---------- RECORDS SHOWN ----------

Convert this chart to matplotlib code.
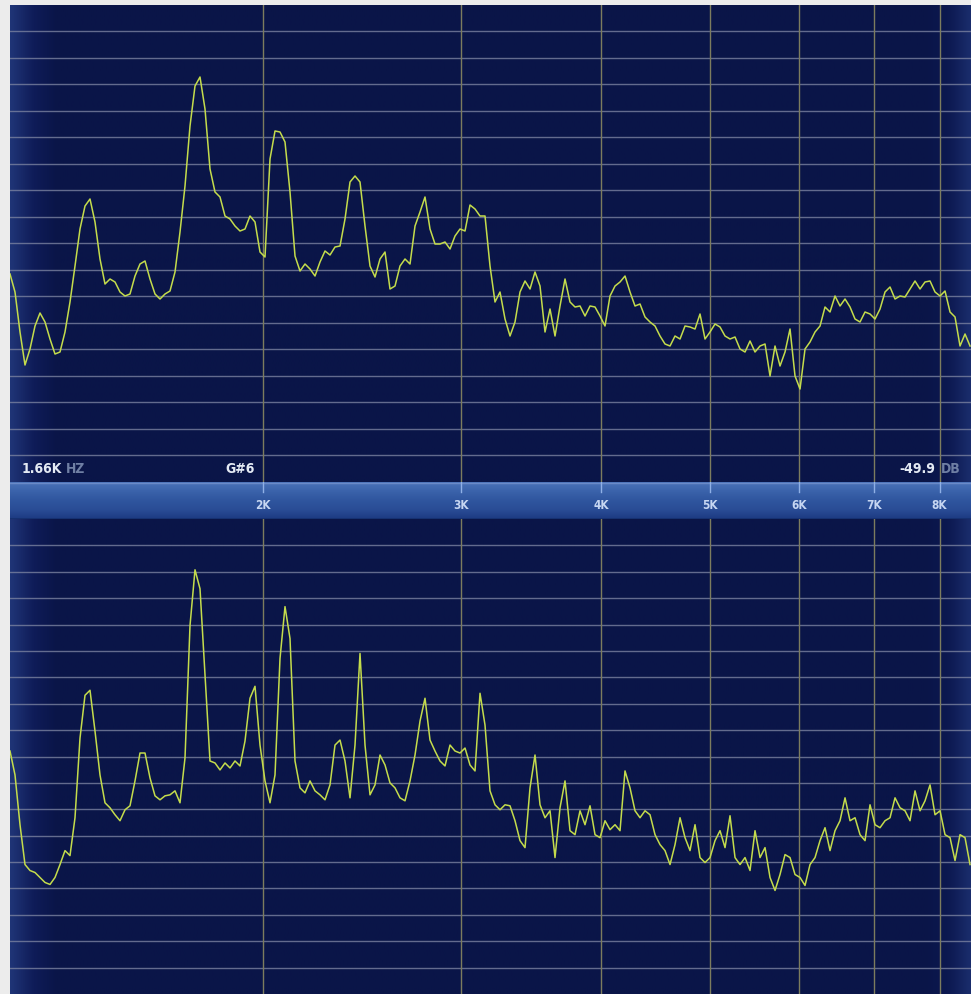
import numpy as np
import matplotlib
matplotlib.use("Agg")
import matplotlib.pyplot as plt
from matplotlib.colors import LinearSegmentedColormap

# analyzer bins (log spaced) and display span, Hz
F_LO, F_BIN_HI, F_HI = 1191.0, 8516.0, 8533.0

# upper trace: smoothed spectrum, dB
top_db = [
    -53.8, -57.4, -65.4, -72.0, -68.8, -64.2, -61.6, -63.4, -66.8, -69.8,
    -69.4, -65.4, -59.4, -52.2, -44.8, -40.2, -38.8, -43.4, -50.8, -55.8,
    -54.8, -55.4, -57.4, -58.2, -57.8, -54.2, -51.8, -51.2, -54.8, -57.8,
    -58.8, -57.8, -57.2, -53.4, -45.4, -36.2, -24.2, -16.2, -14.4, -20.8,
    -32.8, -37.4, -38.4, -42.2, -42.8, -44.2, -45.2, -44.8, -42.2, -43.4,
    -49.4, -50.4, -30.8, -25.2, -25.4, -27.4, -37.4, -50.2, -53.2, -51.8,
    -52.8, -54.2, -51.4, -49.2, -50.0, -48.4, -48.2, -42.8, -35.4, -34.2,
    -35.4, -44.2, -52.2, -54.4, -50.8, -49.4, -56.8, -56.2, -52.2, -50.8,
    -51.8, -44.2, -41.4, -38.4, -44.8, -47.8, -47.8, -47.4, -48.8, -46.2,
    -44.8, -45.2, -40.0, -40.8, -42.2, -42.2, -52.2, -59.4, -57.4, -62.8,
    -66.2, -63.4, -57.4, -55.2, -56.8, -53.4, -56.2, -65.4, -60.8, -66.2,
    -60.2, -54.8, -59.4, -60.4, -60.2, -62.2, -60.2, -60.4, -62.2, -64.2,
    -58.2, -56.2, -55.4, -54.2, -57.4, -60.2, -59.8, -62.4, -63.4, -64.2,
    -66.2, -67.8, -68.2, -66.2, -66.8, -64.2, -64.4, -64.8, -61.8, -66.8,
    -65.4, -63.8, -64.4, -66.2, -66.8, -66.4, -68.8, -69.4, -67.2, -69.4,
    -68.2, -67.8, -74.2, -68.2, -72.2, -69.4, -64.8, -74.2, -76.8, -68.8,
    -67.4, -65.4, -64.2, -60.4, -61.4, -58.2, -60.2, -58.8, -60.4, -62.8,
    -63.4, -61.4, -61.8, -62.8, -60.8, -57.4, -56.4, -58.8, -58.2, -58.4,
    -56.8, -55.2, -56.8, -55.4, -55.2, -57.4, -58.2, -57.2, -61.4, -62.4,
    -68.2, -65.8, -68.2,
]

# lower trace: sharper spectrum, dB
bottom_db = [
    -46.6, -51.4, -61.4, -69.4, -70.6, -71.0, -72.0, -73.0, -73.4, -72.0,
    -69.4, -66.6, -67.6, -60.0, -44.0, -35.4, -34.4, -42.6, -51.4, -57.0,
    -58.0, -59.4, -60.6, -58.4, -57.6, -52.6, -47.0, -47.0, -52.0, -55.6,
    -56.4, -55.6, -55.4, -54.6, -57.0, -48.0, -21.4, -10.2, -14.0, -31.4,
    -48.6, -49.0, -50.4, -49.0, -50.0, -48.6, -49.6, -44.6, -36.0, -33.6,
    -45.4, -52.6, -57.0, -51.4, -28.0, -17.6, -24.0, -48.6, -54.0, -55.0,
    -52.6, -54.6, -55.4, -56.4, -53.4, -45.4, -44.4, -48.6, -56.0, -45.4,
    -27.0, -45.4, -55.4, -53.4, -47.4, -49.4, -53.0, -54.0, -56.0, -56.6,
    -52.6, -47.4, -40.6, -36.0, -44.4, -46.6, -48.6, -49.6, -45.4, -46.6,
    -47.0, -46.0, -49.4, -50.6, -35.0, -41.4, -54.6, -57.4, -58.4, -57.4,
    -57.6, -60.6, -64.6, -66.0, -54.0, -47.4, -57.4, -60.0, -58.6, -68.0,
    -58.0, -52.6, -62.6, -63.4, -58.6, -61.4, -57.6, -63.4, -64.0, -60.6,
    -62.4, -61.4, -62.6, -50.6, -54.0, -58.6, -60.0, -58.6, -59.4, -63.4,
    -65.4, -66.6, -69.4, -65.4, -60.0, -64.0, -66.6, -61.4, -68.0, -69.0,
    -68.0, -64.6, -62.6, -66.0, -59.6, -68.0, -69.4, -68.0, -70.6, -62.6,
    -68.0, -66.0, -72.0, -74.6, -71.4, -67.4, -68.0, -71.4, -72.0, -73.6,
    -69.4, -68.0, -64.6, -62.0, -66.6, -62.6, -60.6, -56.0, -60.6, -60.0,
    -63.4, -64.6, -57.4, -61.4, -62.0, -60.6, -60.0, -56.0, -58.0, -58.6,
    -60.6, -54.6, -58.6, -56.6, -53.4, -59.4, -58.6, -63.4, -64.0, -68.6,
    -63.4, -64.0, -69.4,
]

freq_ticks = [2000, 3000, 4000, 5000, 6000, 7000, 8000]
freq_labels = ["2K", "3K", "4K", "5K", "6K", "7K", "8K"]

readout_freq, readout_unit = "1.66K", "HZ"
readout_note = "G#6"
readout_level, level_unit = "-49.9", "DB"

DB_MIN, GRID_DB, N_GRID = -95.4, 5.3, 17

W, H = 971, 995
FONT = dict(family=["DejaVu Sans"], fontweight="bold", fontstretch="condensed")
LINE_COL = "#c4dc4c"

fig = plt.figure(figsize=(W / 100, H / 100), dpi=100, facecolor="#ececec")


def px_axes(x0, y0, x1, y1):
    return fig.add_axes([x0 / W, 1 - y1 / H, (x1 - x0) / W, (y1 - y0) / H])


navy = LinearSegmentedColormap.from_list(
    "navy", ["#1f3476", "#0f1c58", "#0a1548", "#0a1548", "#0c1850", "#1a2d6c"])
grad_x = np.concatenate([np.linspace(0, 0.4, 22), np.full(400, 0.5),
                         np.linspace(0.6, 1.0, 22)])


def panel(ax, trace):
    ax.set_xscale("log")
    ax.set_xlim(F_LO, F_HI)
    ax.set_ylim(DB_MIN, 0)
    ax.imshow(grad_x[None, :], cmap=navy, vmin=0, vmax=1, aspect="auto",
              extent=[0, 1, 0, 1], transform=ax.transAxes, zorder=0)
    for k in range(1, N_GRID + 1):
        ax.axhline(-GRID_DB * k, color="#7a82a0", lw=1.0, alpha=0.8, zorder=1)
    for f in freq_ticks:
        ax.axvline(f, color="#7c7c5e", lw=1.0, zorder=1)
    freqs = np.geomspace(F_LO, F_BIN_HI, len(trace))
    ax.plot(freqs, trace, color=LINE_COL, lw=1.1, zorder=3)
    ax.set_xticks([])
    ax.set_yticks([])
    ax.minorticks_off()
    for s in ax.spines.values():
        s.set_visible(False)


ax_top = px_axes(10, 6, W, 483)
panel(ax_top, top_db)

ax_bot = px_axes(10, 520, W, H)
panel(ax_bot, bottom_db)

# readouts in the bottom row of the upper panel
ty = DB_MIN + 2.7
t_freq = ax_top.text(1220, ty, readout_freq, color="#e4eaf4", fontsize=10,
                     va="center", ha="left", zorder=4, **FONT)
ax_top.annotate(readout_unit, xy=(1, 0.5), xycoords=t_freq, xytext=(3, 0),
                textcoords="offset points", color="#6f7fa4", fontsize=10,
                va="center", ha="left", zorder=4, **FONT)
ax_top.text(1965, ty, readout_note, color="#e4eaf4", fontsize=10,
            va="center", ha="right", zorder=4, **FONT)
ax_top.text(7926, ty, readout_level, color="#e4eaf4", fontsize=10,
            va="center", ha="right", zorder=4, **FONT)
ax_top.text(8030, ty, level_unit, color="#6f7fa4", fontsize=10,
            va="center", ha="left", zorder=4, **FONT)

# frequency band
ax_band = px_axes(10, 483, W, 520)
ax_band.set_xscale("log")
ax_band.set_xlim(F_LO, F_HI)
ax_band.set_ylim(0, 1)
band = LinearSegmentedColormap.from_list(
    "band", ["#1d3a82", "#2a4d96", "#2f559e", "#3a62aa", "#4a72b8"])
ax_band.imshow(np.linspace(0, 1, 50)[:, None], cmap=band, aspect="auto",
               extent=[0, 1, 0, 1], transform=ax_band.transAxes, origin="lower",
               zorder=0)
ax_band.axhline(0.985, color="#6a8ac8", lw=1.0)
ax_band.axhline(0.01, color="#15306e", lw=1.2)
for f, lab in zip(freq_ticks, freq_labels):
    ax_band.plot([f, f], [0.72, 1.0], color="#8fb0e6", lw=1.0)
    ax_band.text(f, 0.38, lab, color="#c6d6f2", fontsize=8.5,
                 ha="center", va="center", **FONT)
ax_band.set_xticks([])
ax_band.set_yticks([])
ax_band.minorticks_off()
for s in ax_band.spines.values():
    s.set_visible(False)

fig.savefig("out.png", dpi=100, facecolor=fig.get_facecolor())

----------
---------- RECORDS SHOWN ----------

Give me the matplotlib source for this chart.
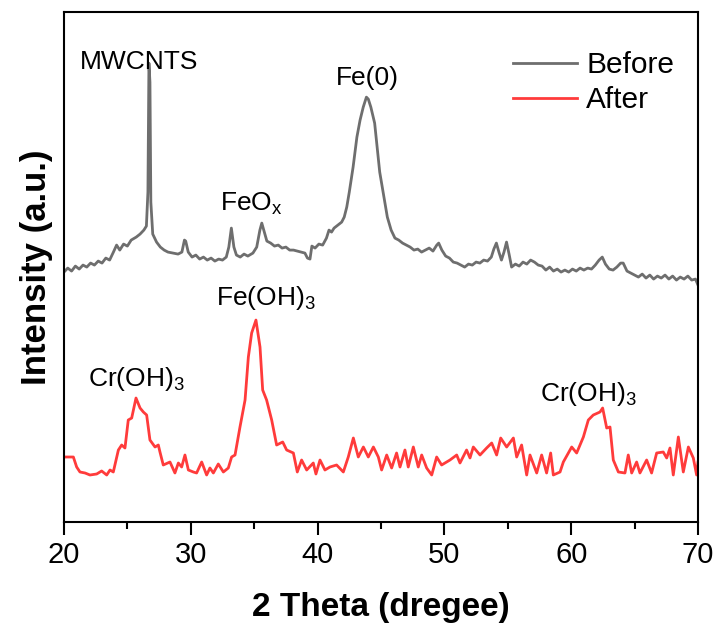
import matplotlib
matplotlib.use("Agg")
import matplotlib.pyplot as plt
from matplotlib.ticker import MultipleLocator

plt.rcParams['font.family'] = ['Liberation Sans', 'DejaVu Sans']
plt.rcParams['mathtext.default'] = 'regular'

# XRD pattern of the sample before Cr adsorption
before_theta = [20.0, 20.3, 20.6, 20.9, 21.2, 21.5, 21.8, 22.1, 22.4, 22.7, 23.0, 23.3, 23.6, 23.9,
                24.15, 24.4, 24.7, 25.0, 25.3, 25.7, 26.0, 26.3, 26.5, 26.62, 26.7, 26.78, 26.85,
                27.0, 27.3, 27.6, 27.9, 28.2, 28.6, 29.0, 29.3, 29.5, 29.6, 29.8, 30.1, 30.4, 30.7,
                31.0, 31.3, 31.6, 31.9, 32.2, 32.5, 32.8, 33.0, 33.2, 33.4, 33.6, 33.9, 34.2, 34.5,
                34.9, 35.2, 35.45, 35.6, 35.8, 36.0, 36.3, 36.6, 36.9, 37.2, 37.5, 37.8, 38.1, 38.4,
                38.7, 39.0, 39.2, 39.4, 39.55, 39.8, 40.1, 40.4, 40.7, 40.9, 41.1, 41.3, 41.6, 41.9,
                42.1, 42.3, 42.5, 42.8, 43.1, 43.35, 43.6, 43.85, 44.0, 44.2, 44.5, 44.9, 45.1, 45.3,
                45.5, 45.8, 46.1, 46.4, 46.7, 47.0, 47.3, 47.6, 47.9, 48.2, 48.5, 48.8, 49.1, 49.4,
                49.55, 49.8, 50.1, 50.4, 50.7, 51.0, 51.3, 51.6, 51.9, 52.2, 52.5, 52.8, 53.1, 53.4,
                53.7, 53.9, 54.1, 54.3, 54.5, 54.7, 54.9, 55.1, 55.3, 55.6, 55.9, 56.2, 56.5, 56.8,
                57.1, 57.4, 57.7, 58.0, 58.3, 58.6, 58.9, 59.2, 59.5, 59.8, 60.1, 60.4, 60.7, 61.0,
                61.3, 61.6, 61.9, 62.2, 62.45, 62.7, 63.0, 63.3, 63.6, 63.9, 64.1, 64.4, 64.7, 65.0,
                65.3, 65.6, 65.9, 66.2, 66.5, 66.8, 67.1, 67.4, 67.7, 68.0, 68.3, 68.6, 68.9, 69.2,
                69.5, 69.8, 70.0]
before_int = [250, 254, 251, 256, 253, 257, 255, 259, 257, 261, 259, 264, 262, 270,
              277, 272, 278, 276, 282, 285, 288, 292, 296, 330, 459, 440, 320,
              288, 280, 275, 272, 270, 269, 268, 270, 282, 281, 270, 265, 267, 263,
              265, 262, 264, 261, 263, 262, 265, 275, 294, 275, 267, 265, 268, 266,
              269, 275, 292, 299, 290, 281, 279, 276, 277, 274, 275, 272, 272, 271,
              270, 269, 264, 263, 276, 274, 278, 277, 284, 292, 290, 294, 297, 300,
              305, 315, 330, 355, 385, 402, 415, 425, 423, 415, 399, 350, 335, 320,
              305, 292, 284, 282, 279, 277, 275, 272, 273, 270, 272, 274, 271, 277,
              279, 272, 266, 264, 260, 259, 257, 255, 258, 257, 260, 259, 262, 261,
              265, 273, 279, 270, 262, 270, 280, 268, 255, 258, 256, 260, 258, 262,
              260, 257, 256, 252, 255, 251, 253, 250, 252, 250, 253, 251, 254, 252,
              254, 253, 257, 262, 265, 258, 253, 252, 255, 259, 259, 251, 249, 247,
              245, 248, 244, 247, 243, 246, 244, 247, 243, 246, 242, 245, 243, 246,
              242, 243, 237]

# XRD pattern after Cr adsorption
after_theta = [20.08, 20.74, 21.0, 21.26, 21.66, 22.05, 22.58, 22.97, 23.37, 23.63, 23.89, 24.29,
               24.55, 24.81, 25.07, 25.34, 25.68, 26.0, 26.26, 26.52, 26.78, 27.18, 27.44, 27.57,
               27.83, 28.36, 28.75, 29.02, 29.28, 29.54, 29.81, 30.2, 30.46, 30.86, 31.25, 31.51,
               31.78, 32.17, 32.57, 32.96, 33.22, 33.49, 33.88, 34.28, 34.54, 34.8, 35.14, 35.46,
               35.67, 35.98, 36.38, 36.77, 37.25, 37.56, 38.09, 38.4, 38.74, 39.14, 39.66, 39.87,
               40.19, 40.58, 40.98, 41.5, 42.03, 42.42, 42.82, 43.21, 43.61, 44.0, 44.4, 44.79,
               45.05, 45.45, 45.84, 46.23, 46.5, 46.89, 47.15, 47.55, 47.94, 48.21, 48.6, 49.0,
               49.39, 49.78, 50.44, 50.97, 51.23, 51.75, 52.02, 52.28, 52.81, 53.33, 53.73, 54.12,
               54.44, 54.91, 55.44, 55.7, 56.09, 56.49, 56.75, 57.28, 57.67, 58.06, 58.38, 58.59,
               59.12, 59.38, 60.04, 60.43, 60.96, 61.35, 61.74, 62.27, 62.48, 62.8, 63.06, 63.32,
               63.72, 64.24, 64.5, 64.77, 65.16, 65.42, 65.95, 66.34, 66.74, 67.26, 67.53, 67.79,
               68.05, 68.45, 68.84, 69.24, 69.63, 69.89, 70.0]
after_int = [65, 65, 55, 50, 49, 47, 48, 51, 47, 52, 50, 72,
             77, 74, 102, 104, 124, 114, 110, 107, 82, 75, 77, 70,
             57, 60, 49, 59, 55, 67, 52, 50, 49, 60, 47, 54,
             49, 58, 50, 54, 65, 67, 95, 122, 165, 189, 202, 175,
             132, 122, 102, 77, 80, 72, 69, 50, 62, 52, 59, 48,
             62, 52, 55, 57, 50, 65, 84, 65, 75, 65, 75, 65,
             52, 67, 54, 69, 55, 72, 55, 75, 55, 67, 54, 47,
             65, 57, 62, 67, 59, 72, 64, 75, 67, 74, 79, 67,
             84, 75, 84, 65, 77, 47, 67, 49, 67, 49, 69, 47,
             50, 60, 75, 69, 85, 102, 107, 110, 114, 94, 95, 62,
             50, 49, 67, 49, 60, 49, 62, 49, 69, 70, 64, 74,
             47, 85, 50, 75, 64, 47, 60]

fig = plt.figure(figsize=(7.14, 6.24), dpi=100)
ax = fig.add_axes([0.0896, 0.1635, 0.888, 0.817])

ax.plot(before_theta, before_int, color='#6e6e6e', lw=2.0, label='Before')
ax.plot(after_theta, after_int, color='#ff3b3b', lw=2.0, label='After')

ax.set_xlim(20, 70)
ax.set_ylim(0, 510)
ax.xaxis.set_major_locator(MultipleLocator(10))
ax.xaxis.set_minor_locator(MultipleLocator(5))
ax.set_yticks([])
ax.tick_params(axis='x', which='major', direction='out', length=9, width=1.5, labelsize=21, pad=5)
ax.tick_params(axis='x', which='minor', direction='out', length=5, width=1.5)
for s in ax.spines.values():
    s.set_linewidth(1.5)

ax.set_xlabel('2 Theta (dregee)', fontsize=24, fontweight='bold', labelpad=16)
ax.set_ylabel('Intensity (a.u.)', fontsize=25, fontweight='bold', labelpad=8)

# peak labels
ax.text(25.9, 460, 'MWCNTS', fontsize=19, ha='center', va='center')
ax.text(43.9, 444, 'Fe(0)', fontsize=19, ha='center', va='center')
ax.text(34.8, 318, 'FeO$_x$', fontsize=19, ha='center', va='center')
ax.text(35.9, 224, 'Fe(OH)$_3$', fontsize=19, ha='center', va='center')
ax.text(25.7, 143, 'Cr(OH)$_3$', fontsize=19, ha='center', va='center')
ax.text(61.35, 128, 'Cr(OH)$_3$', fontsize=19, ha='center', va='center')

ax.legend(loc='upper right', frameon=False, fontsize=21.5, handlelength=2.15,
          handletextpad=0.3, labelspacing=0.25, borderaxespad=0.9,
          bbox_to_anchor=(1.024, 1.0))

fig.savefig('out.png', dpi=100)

----------

### [WHAT NEEDS TO BE DONE]
Using the listing above, pull out all lines that hold the word "chart".

### [RESULT]
Convert this chart to matplotlib code.
Give me the matplotlib source for this chart.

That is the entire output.